What Snowflake security features should I know for interviews?
Key Snowflake security features to understand include role-based access control, encryption, network policies, multi-factor authentication, and secure data sharing. Be prepared to discuss how these features work and their importance in maintaining data security and compliance.
How can I explain Snowflake’s architecture in an interview?
Explain Snowflake’s architecture by describing its three main layers: storage, compute, and cloud services. Discuss how the separation of storage and compute allows for independent scaling, and explain the role of virtual warehouses in query processing.
What are some advanced Snowflake concepts I should know for interviews?

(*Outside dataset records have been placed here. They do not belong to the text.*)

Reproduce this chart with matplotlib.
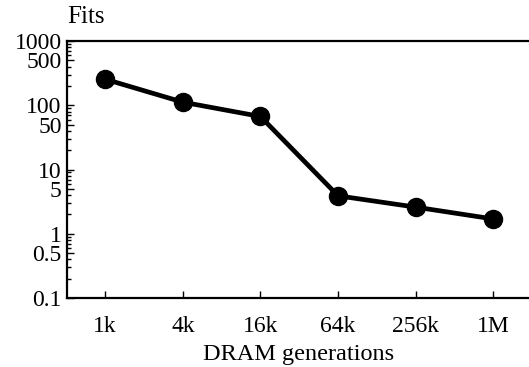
import matplotlib
matplotlib.use("Agg")
import matplotlib.pyplot as plt
from matplotlib.ticker import FixedLocator, LogLocator, NullFormatter

generations = ["1k", "4k", "16k", "64k", "256k", "1M"]
fits = [255, 112, 67, 3.9, 2.6, 1.7]
ytick_values = [0.1, 0.5, 1, 5, 10, 50, 100, 500, 1000]
ytick_labels = ["0.1", "0.5", "1", "5", "10", "50", "100", "500", "1000"]

plt.rcParams['font.family'] = ['Liberation Serif', 'DejaVu Serif']

fig = plt.figure(figsize=(5.29, 3.67), dpi=100)
ax = fig.add_axes([0.127, 0.188, 0.873, 0.700])

x = list(range(len(generations)))
ax.plot(x, fits, color='black', linewidth=3.4, marker='o', markersize=13,
        markerfacecolor='black', markeredgecolor='black')

ax.set_yscale('log')
ax.set_ylim(0.1, 1000)
ax.set_xlim(-0.49, 5.46)

ax.yaxis.set_major_locator(FixedLocator(ytick_values))
ax.set_yticklabels(ytick_labels)
ax.yaxis.set_minor_locator(LogLocator(base=10, subs=(2, 3, 4, 6, 7, 8, 9)))
ax.yaxis.set_minor_formatter(NullFormatter())

ax.set_xticks(x)
ax.set_xticklabels(generations)

ax.tick_params(axis='both', which='major', direction='in', length=5, width=1,
               labelsize=17)
ax.tick_params(axis='x', which='major', pad=13)
ax.tick_params(axis='y', which='minor', direction='in', length=3, width=1)
ax.tick_params(axis='y', which='major', pad=4)

for s in ['left', 'bottom', 'top']:
    ax.spines[s].set_linewidth(1.6)
ax.spines['right'].set_visible(False)

ax.set_xlabel("DRAM generations", fontsize=17.5, labelpad=5)
fig.text(0.127, 0.953, "Fits", fontsize=18, ha='left', va='center')

fig.savefig("out.png", dpi=100)
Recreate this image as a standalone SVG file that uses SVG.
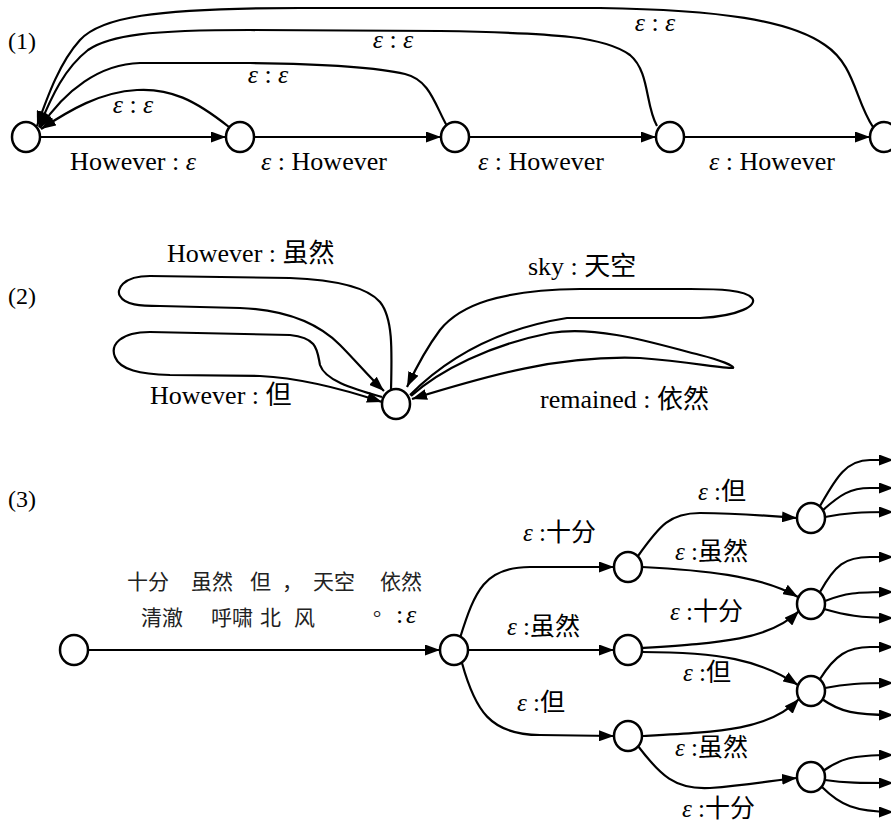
<svg xmlns="http://www.w3.org/2000/svg" width="891" height="822" viewBox="0 0 891 822">
<style>
.n{fill:#fff;stroke:#000;stroke-width:2.5}
.c{fill:none;stroke:#000;stroke-width:2.2}
.a{marker-end:url(#ah)}
.t{font-family:"Liberation Serif","Noto Sans CJK SC",serif;fill:#000}
.s0{font-size:24px}
.s1{font-size:26px}
.s2{font-size:26px}
.s3{font-size:25px}
.cj{font-family:"Noto Sans CJK SC","Liberation Serif",sans-serif;font-size:21px;fill:#222}
.e{font-style:italic}
</style>
<defs>
<marker id="ah" viewBox="0 0 15 11" refX="15" refY="5.5" markerWidth="15" markerHeight="11" markerUnits="userSpaceOnUse" orient="auto"><path d="M0,0 L15,5.5 L0,11 z" fill="#000"/></marker>
</defs>

<g id="connectors">
<!-- part 1 -->
<path class="c a" d="M40,137 L226,137"/>
<path class="c a" d="M254,137 L441,137"/>
<path class="c a" d="M469,137 L656,137"/>
<path class="c a" d="M684,137 L870,137"/>
<path class="c a" d="M229,127 C195,100 170,88 137,90 C100,92 70,110 41,129"/>
<path class="c a" d="M447,126 C435,105 430,80 405,74 C380,68 330,64 250,63 L140,63 C100,64 65,90 40,128"/>
<path class="c a" d="M657,126 C645,105 650,72 630,55 C605,37 560,33 440,31 L250,30 C150,30 110,35 88,50 C65,68 52,95 39,127"/>
<path class="c a" d="M873,127 C855,100 855,65 825,45 C790,20 720,10 600,8 L300,8 C150,8 100,18 80,40 C60,62 48,95 37,126"/>
<!-- part 2 -->
<path class="c a" d="M391,390 C392,350 393,318 380,302 C368,288 340,280 290,278 L150,276 C122,276 116,290 120,296 C125,305 140,306 160,306 L240,308 C290,310 320,325 340,345 C355,360 370,378 384,391"/>
<path class="c a" d="M382,397 C350,388 325,380 320,365 C317,350 318,338 290,335 L150,332 C120,332 110,345 115,357 C120,370 140,374 170,375 L260,376 C300,378 340,388 382,402"/>
<path class="c a" d="M410,395 C440,365 490,330 567,318 L700,318 C740,316 758,305 752,298 C745,290 720,289 690,289 L580,289 C500,290 460,305 440,330 C425,350 415,370 407,387"/>
<path class="c a" d="M411,396 C440,370 490,345 550,333 C600,325 660,345 700,355 C720,360 735,366 733,368 C720,368 690,362 640,358 C560,355 490,375 412,399"/>
<!-- part 3 -->
<path class="c a" d="M88,650 L440,650"/>
<path class="c a" d="M460,638 C475,590 485,567 530,567 L614,567"/>
<path class="c a" d="M468,650 L614,650"/>
<path class="c a" d="M462,663 C475,710 490,735 540,735 L614,736"/>
<path class="c a" d="M638,556 C660,525 670,513 700,513 C740,513 770,516 797,518"/>
<path class="c a" d="M642,567 C700,570 760,575 798,597"/>
<path class="c a" d="M642,648 C720,643 770,640 799,611"/>
<path class="c a" d="M642,652 C720,652 760,660 798,685"/>
<path class="c a" d="M642,736 C720,732 770,730 799,699"/>
<path class="c a" d="M638,746 C660,775 675,790 710,788 C750,785 775,780 797,778"/>
<path class="c a" d="M820,506 C835,480 845,460 870,460 L894,460"/>
<path class="c a" d="M823,510 C840,495 850,488 870,488 L894,488"/>
<path class="c a" d="M825,517 C845,513 860,512 894,512"/>
<path class="c a" d="M820,592 C835,565 845,557 870,557 L894,557"/>
<path class="c a" d="M825,601 C845,593 855,592 894,592"/>
<path class="c a" d="M824,609 C845,615 860,618 894,618"/>
<path class="c a" d="M820,679 C835,655 848,647 870,647 L894,647"/>
<path class="c a" d="M825,688 C845,684 860,683 894,683"/>
<path class="c a" d="M822,699 C840,712 855,715 894,715"/>
<path class="c a" d="M823,771 C840,759 850,755 894,755"/>
<path class="c a" d="M825,780 C845,783 860,783 894,783"/>
<path class="c a" d="M822,787 C840,805 855,812 894,812"/>
</g>

<g id="nodes">
<g id="p1n1"><ellipse class="n" cx="26" cy="137" rx="14" ry="15"/></g>
<g id="p1n2"><ellipse class="n" cx="240" cy="137" rx="14" ry="15"/></g>
<g id="p1n3"><ellipse class="n" cx="455" cy="137" rx="14" ry="15"/></g>
<g id="p1n4"><ellipse class="n" cx="670" cy="137" rx="14" ry="15"/></g>
<g id="p1n5"><ellipse class="n" cx="884" cy="137" rx="14" ry="15"/></g>
<g id="p2n1"><ellipse class="n" cx="396" cy="404" rx="14" ry="15"/></g>
<g id="p3n0"><ellipse class="n" cx="74" cy="650" rx="14" ry="15"/></g>
<g id="p3n1"><ellipse class="n" cx="454" cy="650" rx="14" ry="15"/></g>
<g id="p3a"><ellipse class="n" cx="628" cy="567" rx="14" ry="15"/></g>
<g id="p3b"><ellipse class="n" cx="628" cy="650" rx="14" ry="15"/></g>
<g id="p3c"><ellipse class="n" cx="628" cy="736" rx="14" ry="15"/></g>
<g id="p3d"><ellipse class="n" cx="811" cy="518" rx="14" ry="15"/></g>
<g id="p3e"><ellipse class="n" cx="811" cy="604" rx="14" ry="15"/></g>
<g id="p3f"><ellipse class="n" cx="811" cy="691" rx="14" ry="15"/></g>
<g id="p3g"><ellipse class="n" cx="811" cy="777" rx="14" ry="15"/></g>
</g>

<g id="labels">
<text class="t s0" x="8" y="49">(1)</text>
<text class="t s0" x="8" y="304">(2)</text>
<text class="t s0" x="8" y="507">(3)</text>

<text class="t s1" x="133" y="170" text-anchor="middle">However : <tspan class="e">ε</tspan></text>
<text class="t s1" x="324" y="170" text-anchor="middle"><tspan class="e">ε</tspan> : However</text>
<text class="t s1" x="541" y="170" text-anchor="middle"><tspan class="e">ε</tspan> : However</text>
<text class="t s1" x="772" y="170" text-anchor="middle"><tspan class="e">ε</tspan> : However</text>
<text class="t s1" x="133" y="113" text-anchor="middle"><tspan class="e">ε</tspan> : <tspan class="e">ε</tspan></text>
<text class="t s1" x="268" y="83" text-anchor="middle"><tspan class="e">ε</tspan> : <tspan class="e">ε</tspan></text>
<text class="t s1" x="393" y="48" text-anchor="middle"><tspan class="e">ε</tspan> : <tspan class="e">ε</tspan></text>
<text class="t s1" x="655" y="31" text-anchor="middle"><tspan class="e">ε</tspan> : <tspan class="e">ε</tspan></text>

<text class="t s2" x="167" y="262">However : 虽然</text>
<text class="t s2" x="150" y="404">However : 但</text>
<text class="t s2" x="528" y="275">sky : 天空</text>
<text class="t s2" x="540" y="408">remained : 依然</text>

<text class="cj" y="589"><tspan x="127">十分</tspan><tspan x="191">虽然</tspan><tspan x="250">但</tspan><tspan x="282">，</tspan><tspan x="313">天空</tspan><tspan x="380">依然</tspan></text>
<text class="cj" y="625"><tspan x="141">清澈</tspan><tspan x="211">呼啸</tspan><tspan x="260">北</tspan><tspan x="294">风</tspan></text>
<text class="cj" x="373" y="615">。</text>
<text class="t s1" y="623"><tspan x="396">:</tspan><tspan class="e" x="406">ε</tspan></text>

<text class="t s3" x="523" y="541"><tspan class="e">ε</tspan> :十分</text>
<text class="t s3" x="507" y="635"><tspan class="e">ε</tspan> :虽然</text>
<text class="t s3" x="517" y="711"><tspan class="e">ε</tspan> :但</text>
<text class="t s3" x="698" y="500"><tspan class="e">ε</tspan> :但</text>
<text class="t s3" x="675" y="560"><tspan class="e">ε</tspan> :虽然</text>
<text class="t s3" x="670" y="620"><tspan class="e">ε</tspan> :十分</text>
<text class="t s3" x="683" y="681"><tspan class="e">ε</tspan> :但</text>
<text class="t s3" x="675" y="756"><tspan class="e">ε</tspan> :虽然</text>
<text class="t s3" x="682" y="817"><tspan class="e">ε</tspan> :十分</text>
</g>
</svg>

Advanced concepts include working with semi-structured data, implementing data pipelines using Snowpipe, leveraging materialized views, understanding clustering and search optimization, and using external functions. Familiarize yourself with Snowflake’s performance optimization techniques and data governance features.
How can I stand out in a Snowflake interview as a fresher?
Stand out by demonstrating enthusiasm for data technologies, showcasing any relevant projects or certifications, and explaining how you’ve used Snowflake’s free tier to gain hands-on experience. Be prepared to discuss industry trends and how Snowflake addresses modern data challenges.